Посвящается моему профессору
по полифонии
Александру Георгиевичу Чугаеву
Исцеление подростка
(из тайников души)
Морозный февральский день. Дом творчества «Иваново» - страстно любимая мной композиторская «ссылка», которую я всегда с таким нетерпением ждала. Тихо падает снег. Волшебные сумерки за окном обещают рождение сказочно красивой темы. Сижу и мучаю покорные клавиши... Вдруг – звонок в дверь. Окутан зимним воздухом, на пороге появляется Сережа Беринский. Лучезарная улыбка, зеленый длинный шарф, тулуп нараспашку.
- Ксаночка, деточка, а не найдется ли у вас черной нитки посуровее и соответствующей иглы – пуговица от тулупа отлетела.
Я – в поиски. Сережа проходит в комнату, поворачивается спиной к окну и неловким движением задевает стоящее на столе зеркало. Зеркало падает и разбивается вдребезги. О, ужас! Я ведь такая суеверная: дурные приметы знаю, боюсь их, отношусь к ним как к предубеждению. Но почему Беринский? Что может быть у нас с ним общего? Вернее – кто? Вопрос зависает в моей душе без ответа. Настроение резко портится, сумерки перестают быть волшебными, а внезапно разыгравшаяся за окном метель предвещает недоброе...
Так вот к чему было это разбитое зеркало, так вот почему Сережа! Ведь мы оба, хотя и в разное время, были учениками Чугаева, его в каком-то смысле «духовными детьми».
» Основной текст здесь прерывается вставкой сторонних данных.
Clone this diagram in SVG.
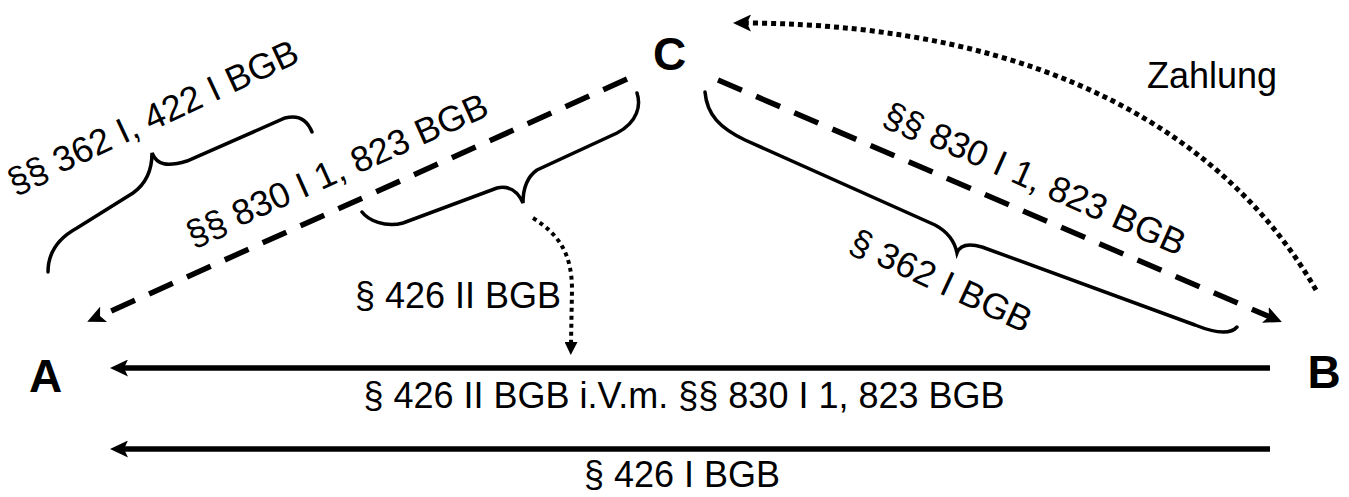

Да, именно дочкой, а не только восторженной и благодарной ученицей чувствовала я себя все эти долгие годы. Так уж чудно получилось...
Эта уникальная атмосфера, эта аура оказались для меня ничем не восполнимой средой, без которой я буквально задыхалась и постепенно увядала..
Вонзить стрелу в гнилую стену
И успокоиться на том...
Мне не хватило бы Вселенной,
Чтобы наполнить ею дом.
Чтоб в доме том свечу зажечь.
Мне не хватило б зноя лета,
Чтобы тепло в нем уберечь.
Весь мир явился мне слезой!
Вонзить стрелу в гнилую стену
Мне мудрым кажется порой!
Не находя себе душевного покоя и приюта, приступила я к занятиям в училище. Новые товарищи, новые преподаватели, новые предметы. Первые уроки полифонии – где-то не то в Скатерном, не то в Хлебном, не то на Суворовском бульваре... Как сейчас вижу эту картину. Вот Александр Георгиевич Чугаев, уютно устроившийся за инструментом и попыхивающий папиросой «Беломор», регулярно стряхиваемой в мыльницеобразную пепельницу. А вот и его ученики - послушники. Сидим вокруг тесным кружком и благодарно внимаем каждому его слову. Как-то сразу было ясно, что все, что здесь происходит, что витает в этом наэлектризованном «отрешенной мудростью» воздухе, на вес золота.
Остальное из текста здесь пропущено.